International Communist Party Against Capitalist Wars


Let Us Close Our Ranks!

(from Il Socialista, 12th November 1914)

This note in Il Socialista refers to the opening of a campaign against bourgeois reaction and in defense of proletarian victims. Its interest lies in the relief that since that time such claims were not given the intonation of pietism and violated freedom and democracy, but the character of an open struggle between the proletariat and the bourgeois State, welcoming the police methods of the Salandra ministry as a timely opportunity to throw themselves into direct struggle and resist the bourgeois imposition that wanted to send proletarians to massacre their class brothers from other countries.

The reader may note the connection to the pre-war Mussolini of the article “Tregua d’armi”, which, albeit in rhetorical form, expressed a declaration of civil war and not of spineless national peace.


The major political and economic bodies of the Italian proletariat have thus energetically initiated the dutiful agitation on behalf of political prisoners, and a first demonstration of our forces will take place alongside “meetings” throughout Italy on Sunday. About time! The bourgeois government in the various incarnations of Antonio Salandra has been carrying out since June a work of tenacious and implacable persecution against the subversives who participated in the riots of the general strikes against the whole proletarian and socialist movement that was growing and prospering, as it was more and more specifying its revolutionary aims. The defender of the institutions and the monarchy who succeeded Giovanni Giolitti thought that the latter’s policy was ineffective against the rising proletarian tide, which had opened its eyes to the pitfalls of governmental democracy; and it wanted to test the return to reaction by evoking the specters of ’98 (1) to strengthen the foundations of the monstrous altar of authority.
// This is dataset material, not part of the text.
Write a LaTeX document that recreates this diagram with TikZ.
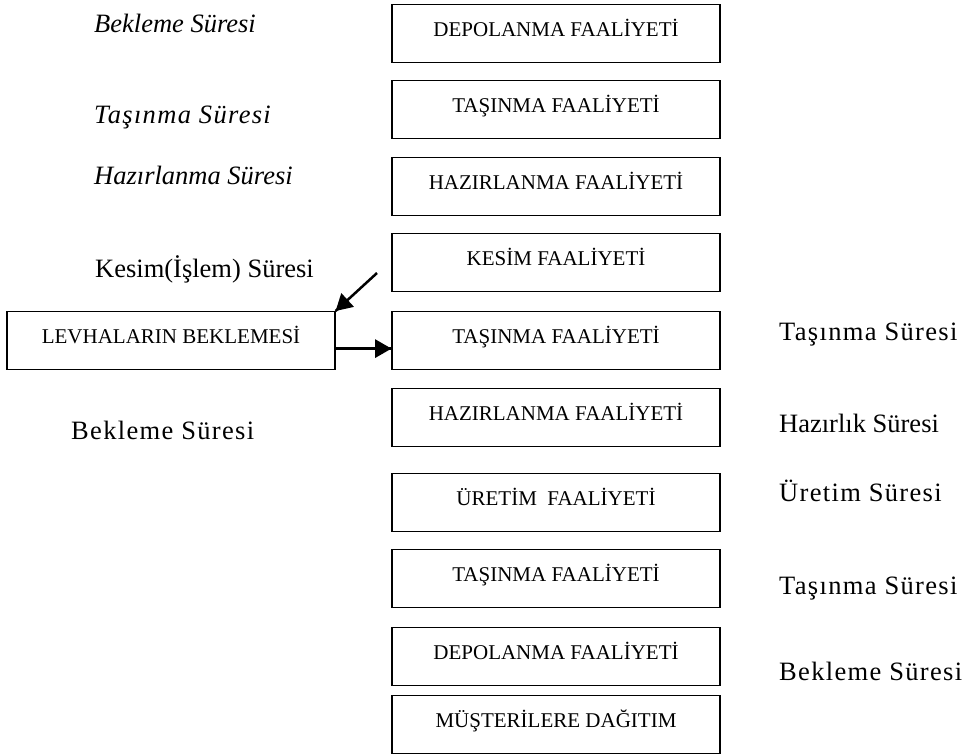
\documentclass[tikz,border=0pt]{standalone}
\usepackage{fontspec}
\setmainfont{Liberation Serif}
\newfontfamily\spacedfont[LetterSpace=5]{Liberation Serif}
\usepackage{tikz}
\usetikzlibrary{arrows}
\usetikzlibrary{decorations.markings}
\tikzset{arrowend/.style = {decoration={markings,
                                        mark=at position 1 with {\arrow[scale=1.3]{triangle 60}}},
                            postaction={decorate}}}
\tikzset{box/.style = {draw, line width = 1.2pt, anchor = north, minimum width = 328,
                       inner xsep = 0, inner ysep = 0, text height = 32, text depth = 26,
                       font = \fontsize{21}{24}\selectfont}}
\tikzset{lbl/.style = {anchor = base west, inner sep = 0, font = \fontsize{26.5}{30}\selectfont}}
\tikzset{link/.style = {line width = 2.5pt, arrowend}}

\begin{document}
\begin{tikzpicture}[x = 1pt, y = -1pt]
    \useasboundingbox (0, 0) rectangle (963, 753);
    % faaliyet boxes
    \node [box] (depo1) at (556, 4) {DEPOLANMA FAALİYETİ};
    \node [box] (tas1) at (556, 80) {TAŞINMA FAALİYETİ};
    \node [box] (haz1) at (556, 157) {HAZIRLANMA FAALİYETİ};
    \node [box] (kesim) at (556, 233) {KESİM FAALİYETİ};
    \node [box] (tas2) at (556, 311) {TAŞINMA FAALİYETİ};
    \node [box] (haz2) at (556, 388) {HAZIRLANMA FAALİYETİ};
    \node [box] (uretim) at (556, 473) {ÜRETİM\ \ FAALİYETİ};
    \node [box] (tas3) at (556, 549) {TAŞINMA FAALİYETİ};
    \node [box] (depo2) at (556, 627) {DEPOLANMA FAALİYETİ};
    \node [box] (dagitim) at (556, 695) {MÜŞTERİLERE DAĞITIM};
    \node [box] (lev) at (171, 311) {LEVHALARIN BEKLEMESİ};
    % left labels
    \node [lbl] (lbekle1) at (94, 32) {\itshape Bekleme Süresi};
    \node [lbl] (ltasin) at (94, 123) {\spacedfont\itshape Taşınma Süresi};
    \node [lbl] (lhazir) at (94, 184) {\itshape Hazırlanma Süresi};
    \node [lbl] (lkesim) at (95, 277) {Kesim(İşlem) Süresi};
    \node [lbl] (lbekle2) at (71, 439) {\spacedfont Bekleme Süresi};
    % right labels
    \node [lbl] (rtasin1) at (779, 340) {\spacedfont Taşınma Süresi};
    \node [lbl] (rhazir) at (779, 432) {Hazırlık Süresi};
    \node [lbl] (ruretim) at (779, 501) {\spacedfont Üretim Süresi};
    \node [lbl] (rtasin2) at (779, 594) {\spacedfont Taşınma Süresi};
    \node [lbl] (rbekle) at (779, 680) {\spacedfont Bekleme Süresi};
    % arrows
    \coordinate (kesimout) at (377, 273);
    \draw [link] (kesimout) -- (lev.north east);
    \draw [link] ([yshift = -8pt]lev.east) -- ([yshift = -8pt]tas2.west);
\end{tikzpicture}
\end{document}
This policy had effects not unlike that other one, for the proletariat responded, and the response was an ominous show of its subversive force. The game did not end after the general strike with the audacious relay of punishments to the railwaymen and police and judicial reprisals: the working class was preparing for the new battle that would cut off the claws of reaction. The Socialist Party and the great organizations were studying its tactical errors in order to correct them in further movements, and Benito Mussolini was writing from the columns of Avanti! that article Tregua d’armi that remains for us, who followed and felt the phases of the battle of which he was the standard bearer, the last gesture of a gladiator who was left destroyed and aged more in a few days of combat in which he gave all his soul and all his strength than in a long cowardly life.

But then came the terrible diversion. Socialism had to turn its attention elsewhere and stem another threatening tide: war! The fate of the proletariat, the plans of our ideology made up of science and faith, doctrine and action, the marvelous fusion of our party’s forces, seemed disrupted and undone by the avalanche of events.

Our opponents frolicked in the joy of diversion, and hoped to shatter socialism. The bourgeoisie, which trembled on hearing the working class crowds, behind their closed shutters, excited by the prospect of the coming victory, emerged triumphant, wishing from the example of other countries to bury socialism in the coffin of national unanimity and party conformity.

Many of our comrades hesitated and wavered, before the mirage of a war against the Germans, succeeded at the first opposing dangers – the Republicans, united with us in June against the Nationalists, became with them the vanguard of intervention – the democrats and reformists wanted to take revenge for the electoral anguish due to our intransigence by mooting repeated assaults on what they called the dogmas of socialism – the monarchical and bourgeois State with its reactionary Triple Alliance government took advantage of the new historical phase to continue the fiercest reaction and strike the proletarian movement in the back, while on all sides so-called national solidarity was invoked.

And the investigations, the arrests, the trials, the punishments of the striking railwaymen, the vicious little art of reprisal and revenge continued.

But at last the proletariat rallied. It has heard the lamentations of the victims of bourgeois peace even amid the clamor of the war pressing on the frontiers and has understood its twofold task: Against war and against reaction! Against the manifestations of the present society, which all unfold in the harm and heartbreak of the working majority!

We will not leave to fight against the so-called enemy, say the proletarians of Italy, and we will not go out to massacre the workers of other countries, on the pretext that the current historical epoch allows no progress besides national massacres; we remain here to fight the real enemy who oppresses us and who, while telling us to keep us ready to march under his flags, unceasingly tries to break the weapons of our redemption and freedom by undermining our class organizations.

Hon. Salandra, you’ve revealed to us the true field for our action! An eye for an eye, a tooth for a tooth. We will prevent you from throwing yourselves into military adventures, keeping you under the relentless pressure of our momentum of revenge against the oppression and infamies of your class politics.

You’ll have less luck than the great German chancellor and M. Viviani!

 


1. - 1898 in Italy was marked by year-long bread riots, proletarian strikes of outstanding strenght, and markedly violent repression of the workers by the bourgeois democratic goverment.